Spectre is in its infancy, so there’s still volatility. This week it swang between #36 and #71, which is much better than Halide at this point in its life.

Conclusions

Sales Resilience

If you recall from our first year recap, sales lulls are unsettling.

We have to say, with sales tied to new features it’s hard to justify going back and fixing things. We get why so many developers wish subscriptions were the norm. With predictable revenue, you feel confident pausing new features to focus on maintenance.

As we entered our months-long sprint to finish Spectre, we worried that that taking a break from feature-packed updates would hurt sales. In year one, a few months without big updates ground sales to a hault. The following year, there was much less of an impact.

That doesn’t mean we’re going to rest on our laurels. Quite the opposite. We now have confidence to make bigger bets that may take a little longer to ship.

Spinoff Apps Work

We’ve talked at great length on the debate between spin off another app or doubling-down on Halide features in our Spectre Retrospective. Conventional wisdom says it’s hard to convert a user from one app to another. Somehow we managed to do it, and now we can release certain features that would otherwise bloat Halide.

What’s next?

Maybe our customers are smarter than your average user, but converting users to our second app was surprisingly straightforward. We don’t even mention Spectre within Halide! We share Spectre shots on the HalideInstagram. People say Spectre is, “From the Makers of Halide.”

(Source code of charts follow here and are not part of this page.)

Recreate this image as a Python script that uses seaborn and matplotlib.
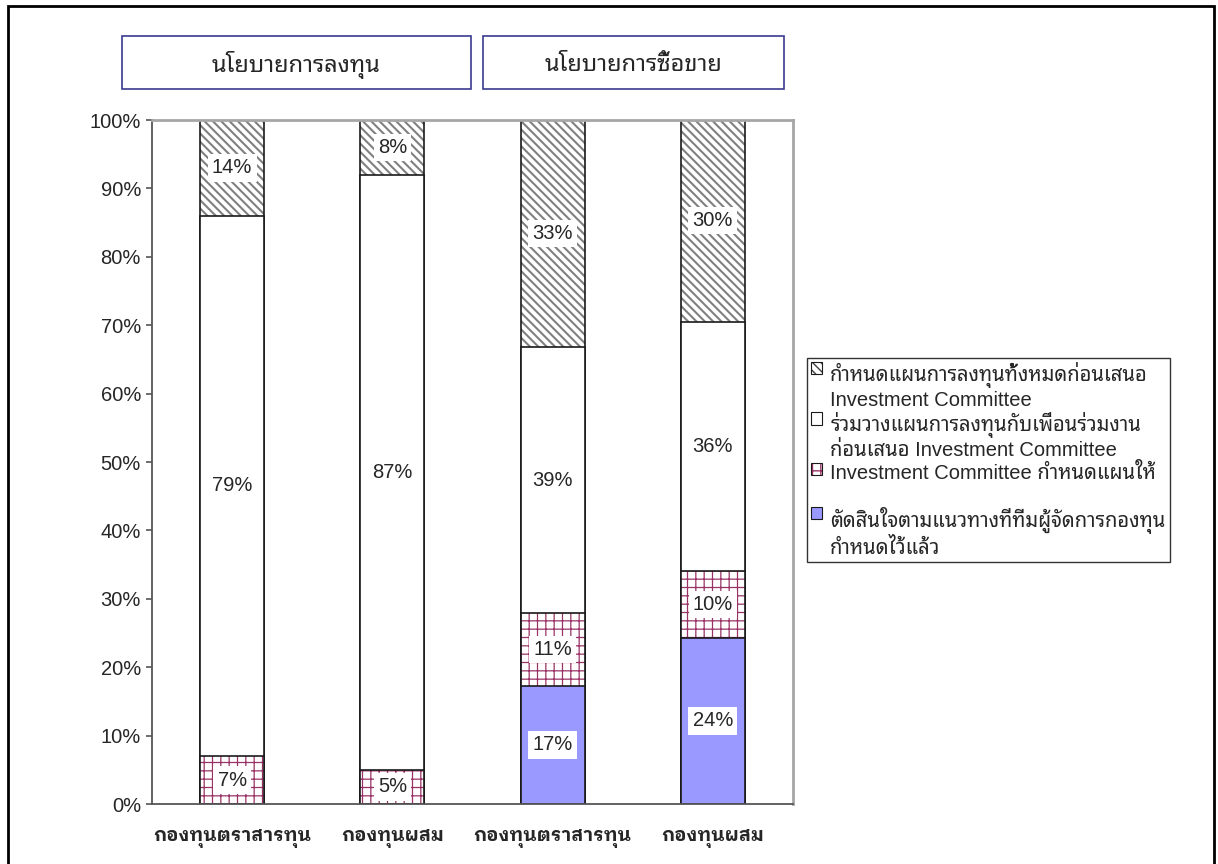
import numpy as np
import pandas as pd
import matplotlib
matplotlib.use("Agg")
import matplotlib.pyplot as plt
import seaborn as sns
from matplotlib.patches import Patch, Rectangle
from matplotlib.colors import to_rgba
from matplotlib.ticker import PercentFormatter

# fund types (left pair = investment policy, right pair = trading policy)
fund_labels = ["กองทุนตราสารทุน", "กองทุนผสม", "กองทุนตราสารทุน", "กองทุนผสม"]
group_titles = ["นโยบายการลงทุน", "นโยบายการซื้อขาย"]

# share of answers in %, stacked bottom -> top
team_guideline = [0, 0, 17.3, 24.3]
committee_plan = [7, 5, 10.6, 9.8]
plan_with_peers = [79, 87, 38.9, 36.4]
plan_all_first = [14, 8, 33.2, 29.6]

series_names = [
    "ตัดสินใจตามแนวทางที่ทีมผู้จัดการกองทุน\nกำหนดไว้แล้ว",
    "Investment Committee กำหนดแผนให้\n",
    "ร่วมวางแผนการลงทุนกับเพื่อนร่วมงาน\nก่อนเสนอ Investment Committee",
    "กำหนดแผนการลงทุนทั้งหมดก่อนเสนอ\nInvestment Committee",
]

# (face, hatch, hatch colour, hatch width) bottom -> top
styles = [
    ("#9999ff", None, None, 1.0),
    ("white", "++", "#993366", 0.9),
    ("white", None, None, 1.0),
    ("white", "\\\\\\\\", "#808080", 1.5),
]

sns.set_style("white")
plt.rcParams["font.family"] = ["Liberation Sans", "Noto Sans Thai Looped"]
plt.rcParams["hatch.linewidth"] = 1.2

layers = np.array([team_guideline, committee_plan, plan_with_peers, plan_all_first])
tops = np.cumsum(layers, axis=0)
slots = list(range(len(fund_labels)))

fig = plt.figure(figsize=(12.18, 8.64), dpi=100)
ax = fig.add_axes([152 / 1218, 1 - 804 / 864, (793 - 152) / 1218, (804 - 120) / 864])


def set_hatch(p, hcol, hw):
    p._hatch_color = to_rgba(hcol)
    if hasattr(p, "set_hatch_linewidth"):
        p.set_hatch_linewidth(hw)


# draw the cumulative bars from the top layer down so each covers the one below
for i in reversed(range(len(layers))):
    face, hatch, hcol, hw = styles[i]
    n0 = len(ax.patches)
    df = pd.DataFrame({"slot": slots, "top": tops[i]})
    sns.barplot(data=df, x="slot", y="top", color=face, hatch=hatch,
                edgecolor="#1a1a1a", linewidth=1.2, width=0.4,
                saturation=1, errorbar=None, ax=ax)
    for p in ax.patches[n0:]:
        if hcol:
            set_hatch(p, hcol, hw)

# value labels in white boxes
for i in range(len(layers)):
    for j in slots:
        val = layers[i][j]
        if val <= 0:
            continue
        ax.text(j, tops[i][j] - val / 2, f"{val:.0f}%", ha="center", va="center",
                fontsize=14.5, zorder=5,
                bbox=dict(facecolor="white", edgecolor="none", pad=3))

ax.set_xlim(-0.5, 3.5)
ax.set_ylim(0, 100)
ax.set_xlabel("")
ax.set_ylabel("")
ax.set_yticks(np.arange(0, 101, 10))
ax.yaxis.set_major_formatter(PercentFormatter(decimals=0))
ax.set_xticks(np.arange(-0.5, 4, 1))
ax.set_xticklabels([""] * 5)
ax.set_xticks(slots, minor=True)
ax.set_xticklabels(fund_labels, minor=True, fontweight="bold", fontsize=13.5,
                   family=["Liberation Sans", "IBM Plex Sans Thai Looped"])
ax.tick_params(axis="x", which="major", length=7, width=1.2, color="#555555", direction="out")
ax.tick_params(axis="x", which="minor", length=0, pad=18)
ax.tick_params(axis="y", length=4.5, width=1.2, color="#555555", direction="out",
               labelsize=14.5, pad=3.5, left=True)
for side in ["left", "bottom"]:
    ax.spines[side].set_color("#555555")
    ax.spines[side].set_linewidth(1.3)
for side in ["top", "right"]:
    ax.spines[side].set_color("#a6a6a6")
    ax.spines[side].set_linewidth(2)

# group header boxes
box_x = [122 / 1218, 483 / 1218]
box_w = [(471 - 122) / 1218, (784 - 483) / 1218]
box_y, box_h = 1 - 89 / 864, 53 / 864
for title, x0, w in zip(group_titles, box_x, box_w):
    fig.add_artist(Rectangle((x0, box_y), w, box_h, transform=fig.transFigure,
                             fill=False, edgecolor="#3b3b8f", linewidth=1.2))
    fig.text(x0 + w / 2, box_y + box_h / 2 - 0.003, title, ha="center", va="center",
             fontsize=17)

# legend, top layer first
handles = []
for face, hatch, hcol, hw in reversed(styles):
    handles.append(Patch(facecolor=face, hatch=hatch, edgecolor="#1a1a1a", linewidth=0.8))
leg = fig.legend(handles, list(reversed(series_names)), loc="upper left",
                 bbox_to_anchor=(807 / 1218, 1 - 358 / 864), frameon=True,
                 fancybox=False, edgecolor="black", fontsize=14.5,
                 handlelength=0.55, handleheight=0.55, handletextpad=0.4,
                 labelspacing=0.12, borderpad=0.2, borderaxespad=0)
leg.get_frame().set_linewidth(1.0)
for h, (face, hatch, hcol, hw) in zip(leg.legend_handles, reversed(styles)):
    if hcol:
        set_hatch(h, "#404040" if hatch.startswith("\\") else hcol, 1.0)
# put each legend marker next to the first line of its label
for col in leg._legend_handle_box.get_children():
    for item in col.get_children():
        item.align = "top"

# outer frame
fig.add_artist(Rectangle((8 / 1218, -0.01), (1214 - 8) / 1218, 1 - 6 / 864 + 0.01,
                         transform=fig.transFigure, fill=False, edgecolor="black",
                         linewidth=2, clip_on=False))

fig.savefig("out.png", dpi=100)
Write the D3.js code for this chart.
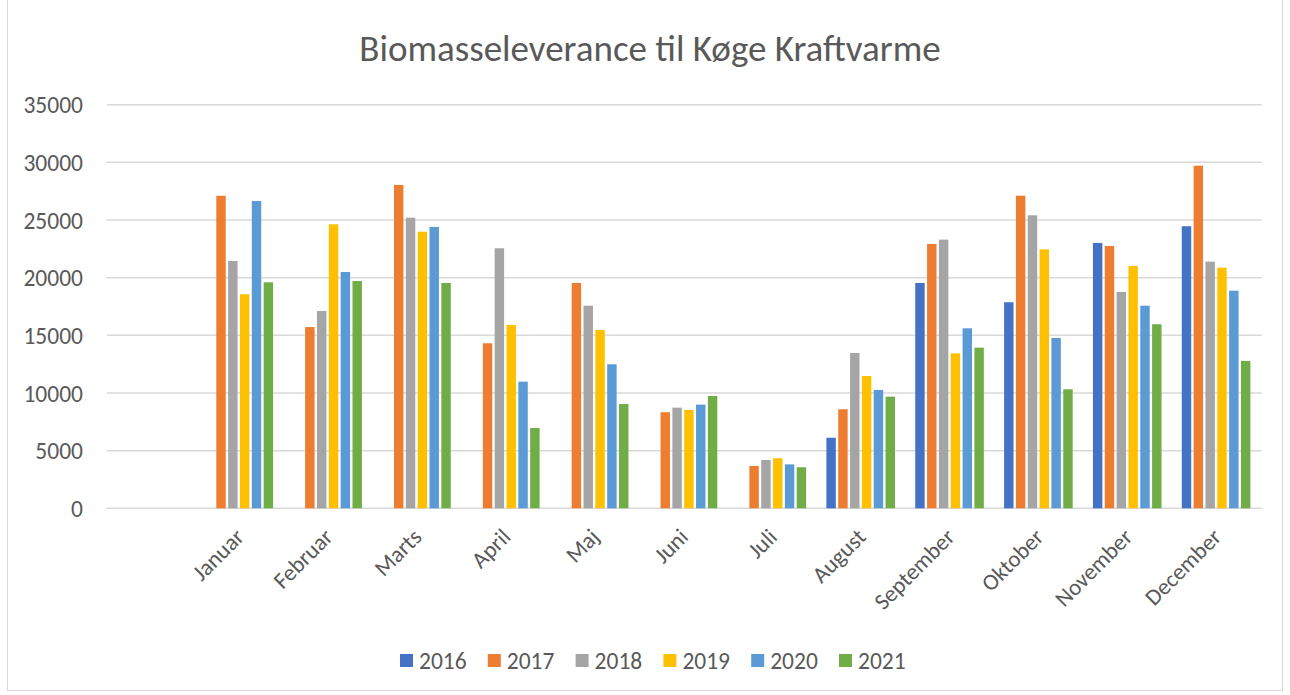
<!DOCTYPE html>
<html><head><meta charset="utf-8">
<script src="https://cdn.jsdelivr.net/npm/d3@7"></script>
<style>body{margin:0;background:#fff}svg{display:block}</style>
</head><body>
<svg id="c" width="1290" height="695"></svg>
<script>
const categories = ["", "Januar","Februar","Marts","April","Maj","Juni","Juli","August","September","Oktober","November","December"];
const seriesNames = ["2016","2017","2018","2019","2020","2021"];
const colors = ["#4472C4","#ED7D31","#A5A5A5","#FFC000","#5B9BD5","#70AD47"];
const v2016 = [null,null,null,null,null,null,null,null,6120,19540,17870,23010,24460];
const v2017 = [null,27100,15720,28040,14310,19540,8330,3670,8590,22920,27110,22750,29710];
const v2018 = [null,21450,17110,25200,22550,17570,8730,4190,13470,23300,25410,18760,21390];
const v2019 = [null,18560,24630,23990,15900,15460,8530,4340,11470,13440,22460,21010,20870];
const v2020 = [null,26650,20490,24400,10980,12490,8990,3810,10260,15610,14770,17570,18870];
const v2021 = [null,19600,19710,19540,6960,9050,9740,3560,9680,13930,10320,15960,12780];
const yTicks = [0,5000,10000,15000,20000,25000,30000,35000];
const title = "Biomasseleverance til Køge Kraftvarme";

(function(){
const series = [v2016,v2017,v2018,v2019,v2020,v2021];
const svg = d3.select("#c");
const font = "Calibri, Carlito, 'Open Sans', sans-serif";
const txt = "#595959";

svg.append("rect").attr("x",7.5).attr("y",-1).attr("width",1275).attr("height",691.5)
  .attr("fill","#fff").attr("stroke","#d9d9d9").attr("stroke-width",1);

const pl = 106.7, pr = 1261.7, pt = 104.7, pb = 508.3;
const x0 = d3.scaleBand().domain(categories.map((d,i)=>i)).range([pl,pr]).padding(0);
const bw = x0.bandwidth();
const groupW = 71;
const x1 = d3.scaleBand().domain(seriesNames).range([(bw-groupW)/2,(bw+groupW)/2]).padding(0);
const y = d3.scaleLinear().domain([0,35000]).range([pb,pt]);

svg.append("g").selectAll("line").data(yTicks).join("line")
  .attr("x1",pl).attr("x2",pr).attr("y1",d=>y(d)).attr("y2",d=>y(d))
  .attr("stroke","#d9d9d9").attr("stroke-width",1.5);

const yAxis = d3.axisLeft(y).tickValues(yTicks).tickSize(0).tickPadding(0).tickFormat(d3.format("d"));
const ya = svg.append("g").attr("transform",`translate(83,0)`).call(yAxis);
ya.select(".domain").remove();
ya.selectAll("text").attr("fill",txt).style("font-family",font).style("font-size","23.5px").attr("dy","0.35em");

const g = svg.append("g");
categories.forEach((c,ci)=>{
  series.forEach((s,si)=>{
    const v = s[ci];
    if (v==null) return;
    g.append("rect")
      .attr("x",x0(ci)+x1(seriesNames[si]))
      .attr("y",y(v))
      .attr("width",x1.bandwidth()-2.4)
      .attr("height",y(0)-y(v))
      .attr("fill",colors[si]);
  });
});

const xl = svg.append("g");
categories.forEach((c,ci)=>{
  if(!c) return;
  const cx = x0(ci)+bw/2;
  xl.append("text").attr("transform",`translate(${cx-6},${527}) rotate(-45)`)
    .attr("text-anchor","end").attr("dy","0.7em")
    .attr("fill",txt).style("font-family",font).style("font-size","23px").text(c);
});

svg.append("text").attr("x",650).attr("y",61).attr("text-anchor","middle")
  .attr("fill",txt).style("font-family",font).style("font-size","37px").text(title);

const lg = svg.append("g");
seriesNames.forEach((n,i)=>{
  const lx = 400 + i*87.8;
  lg.append("rect").attr("x",lx).attr("y",654).attr("width",13).attr("height",13).attr("fill",colors[i]);
  lg.append("text").attr("x",lx+19).attr("y",661).attr("dy","0.35em").attr("fill",txt)
    .style("font-family",font).style("font-size","23.5px").text(n);
});
})();
</script>
</body></html>
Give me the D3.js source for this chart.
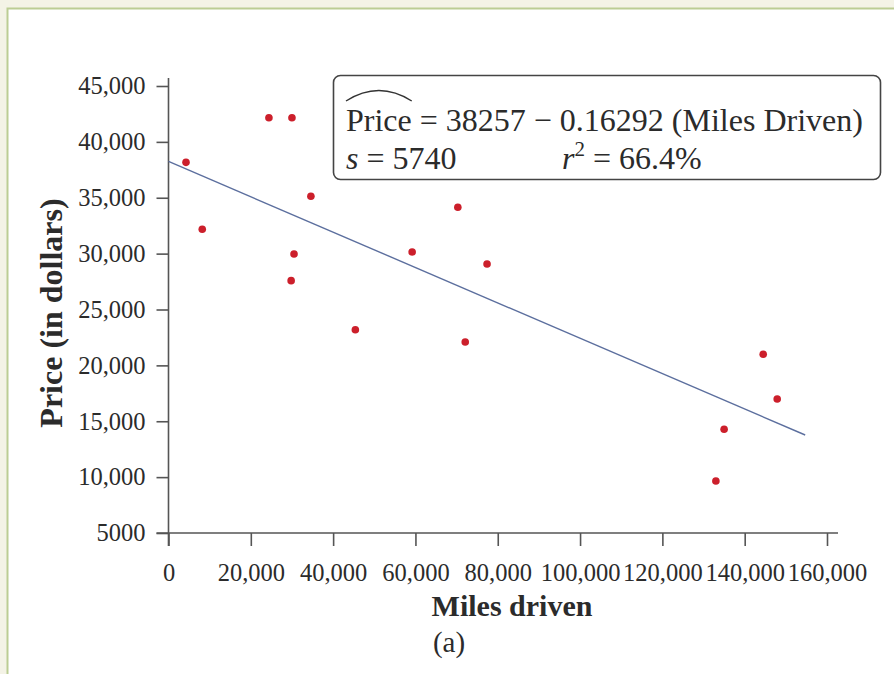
<!DOCTYPE html>
<html>
<head>
<meta charset="utf-8">
<script src="https://cdn.jsdelivr.net/npm/d3@7"></script>
<style>
  body { margin: 0; background: #f4f3e6; }
  svg { display: block; }
  text { font-family: "Liberation Serif", "Times New Roman", serif; fill: #2b2b2b; }
</style>
</head>
<body>
<svg class="chart"></svg>
<script>
// Data
var milesDriven = [4250, 8200, 24400, 30000, 34600, 30500, 29800, 45400, 59200, 70300, 77400, 72100, 133000, 135000, 144500, 147900];
var price = [38170, 32180, 42160, 42160, 35130, 29970, 27580, 23190, 30150, 34150, 29070, 22090, 9650, 14280, 20990, 16990];

// fitted line as drawn (start and end)
var fitMiles = [0, 154700];
var fitPrice = [38250, 13770];

var xTicks = [0, 20000, 40000, 60000, 80000, 100000, 120000, 140000, 160000];
var xTickLabels = ['0', '20,000', '40,000', '60,000', '80,000', '100,000', '120,000', '140,000', '160,000'];
var yTicks = [5000, 10000, 15000, 20000, 25000, 30000, 35000, 40000, 45000];
var yTickLabels = ['5000', '10,000', '15,000', '20,000', '25,000', '30,000', '35,000', '40,000', '45,000'];

var width = 894,
    height = 674;

var svg = d3.select('.chart').attr('width', width).attr('height', height);

// panel with the green frame
svg.append('rect')
    .attr('x', 7.5)
    .attr('y', 8.5)
    .attr('width', 1000)
    .attr('height', 1000)
    .attr('fill', '#ffffff')
    .attr('stroke', '#bccd94')
    .attr('stroke-width', 2);

// scales
var x = d3.scaleLinear().domain([0, 160000]).range([168.5, 827]);
var y = d3.scaleLinear().domain([5000, 45000]).range([533, 86]);

// axis lines (they run a bit past the ticks)
svg.append('line')
    .attr('x1', x(0) - 12).attr('x2', x(160000) + 11)
    .attr('y1', y(5000)).attr('y2', y(5000))
    .attr('stroke', '#555').attr('stroke-width', 1.6);
svg.append('line')
    .attr('x1', x(0)).attr('x2', x(0))
    .attr('y1', y(45000) - 8).attr('y2', y(5000) + 13)
    .attr('stroke', '#555').attr('stroke-width', 1.6);

var xAxis = d3.axisBottom(x)
    .tickValues(xTicks)
    .tickFormat(function (d, i) { return xTickLabels[i]; })
    .tickSize(13)
    .tickPadding(18);

var yAxis = d3.axisLeft(y)
    .tickValues(yTicks)
    .tickFormat(function (d, i) { return yTickLabels[i]; })
    .tickSize(12)
    .tickPadding(11);

var gx = svg.append('g').attr('transform', 'translate(0,' + y(5000) + ')').call(xAxis);
var gy = svg.append('g').attr('transform', 'translate(' + x(0) + ',0)').call(yAxis);

[gx, gy].forEach(function (g) {
    g.select('.domain').remove();
    g.selectAll('line').attr('stroke', '#555').attr('stroke-width', 1.6);
    g.selectAll('text')
        .attr('font-family', '"Liberation Serif", "Times New Roman", serif')
        .attr('font-size', 24.5)
        .attr('fill', '#333');
});
gx.selectAll('.tick line').attr('y1', 0);

// regression line
var line = d3.line()
    .x(function (d) { return x(d[0]); })
    .y(function (d) { return y(d[1]); });

svg.append('path')
    .datum(d3.zip(fitMiles, fitPrice))
    .attr('d', line)
    .attr('fill', 'none')
    .attr('stroke', '#5c6f9e')
    .attr('stroke-width', 1.4);

// points
svg.selectAll('.dot')
    .data(d3.zip(milesDriven, price))
    .enter()
    .append('circle')
    .attr('class', 'dot')
    .attr('cx', function (d) { return x(d[0]); })
    .attr('cy', function (d) { return y(d[1]); })
    .attr('r', 3.8)
    .attr('fill', '#cc1f2b');

// axis titles
svg.append('text')
    .attr('x', 512)
    .attr('y', 616)
    .attr('text-anchor', 'middle')
    .attr('font-size', 30)
    .attr('font-weight', 'bold')
    .text('Miles driven');

svg.append('text')
    .attr('transform', 'translate(62,313) rotate(-90)')
    .attr('text-anchor', 'middle')
    .attr('font-size', 32)
    .attr('font-weight', 'bold')
    .text('Price (in dollars)');

svg.append('text')
    .attr('x', 449)
    .attr('y', 652)
    .attr('text-anchor', 'middle')
    .attr('font-size', 29)
    .text('(a)');

// regression output box
svg.append('rect')
    .attr('x', 333.5)
    .attr('y', 75.5)
    .attr('width', 547)
    .attr('height', 104)
    .attr('rx', 7)
    .attr('fill', '#fff')
    .attr('stroke', '#444')
    .attr('stroke-width', 1.6);

var eq = svg.append('text')
    .attr('x', 346)
    .attr('y', 131)
    .attr('font-size', 32);
var hatWord = eq.append('tspan').text('Price');
eq.append('tspan').text(' = 38257 \u2212 0.16292 (Miles Driven)');

// hat over "Price"
var hw = hatWord.node().getComputedTextLength();
svg.append('path')
    .attr('d', 'M346,101 Q' + (346 + hw / 2) + ',80 ' + (346 + hw) + ',101')
    .attr('fill', 'none')
    .attr('stroke', '#333')
    .attr('stroke-width', 1.4);

var row2 = svg.append('text')
    .attr('x', 346)
    .attr('y', 169)
    .attr('font-size', 32);
row2.append('tspan').attr('font-style', 'italic').text('s');
row2.append('tspan').text(' = 5740');

var row2b = svg.append('text')
    .attr('x', 562)
    .attr('y', 169)
    .attr('font-size', 32);
row2b.append('tspan').attr('font-style', 'italic').text('r');
row2b.append('tspan').attr('font-size', 21).attr('dy', -13).text('2');
row2b.append('tspan').attr('dy', 13).text(' = 66.4%');
</script>
</body>
</html>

Legally, our company is Chroma Noir, but that was just a cool sounding name I made up years ago when I needed an LLC for consulting. It was never meant to be the public face of a consumer app. Stay tuned: soon, we’ll unveil our new company name and website. It’ll be just one of several big things we’re releasing this year.

Thanks to your enthusiasm, the last year was absolutely fantastic. We’re immensely grateful for your continued support, your photos and your feedback — and we can’t wait to share all the cool things we’ve been working on with you in the third year of Halide.